The precarious financial situation of the nationwide pizza chain Sbarro is an example of how choosing bankruptcy can be a viable choice in certain situations. The restaurant has chosen this path as a way to financially restructure and escape debt through this legal process. Choosing bankruptcy can be a beneficial option for both a large business or an individual in Washington.

In this particular case, the pizza chain was unable to pay off insurmountable debt owed to various creditors. As a result, the company decided to close over 150 stores, leaving 220 still open and operating. Sbarro still employs 2,700 employees after closing the stores. After this decision, the company filed for bankruptcy as part of a specific financial restructuring plan.

The plan that is underway with the bankruptcy proceeding will allow for the company to pay off approximately $140 million before coming out of bankruptcy. A representative of the company states that 80 percent of the debt should be resolved before Sbarro emerges from its bankruptcy proceeding. Additionally, the company has secured $20 million in additional financial resources.

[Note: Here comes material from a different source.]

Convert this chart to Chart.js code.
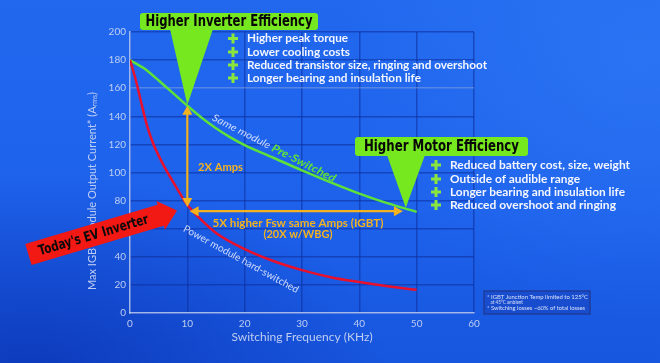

The bankruptcy proceeding of a large company has the same purpose as an individual going through a bankruptcy. This financial decision could be a reasonable way to protect a company or a Washington individual while allowing them to develop a plan to restructure financially and pay off debt. This is a reason that Sbarro decided to take the legal steps necessary to file for bankruptcy. Each individual financial situation should be carefully evaluated to determine if bankruptcy is the best option.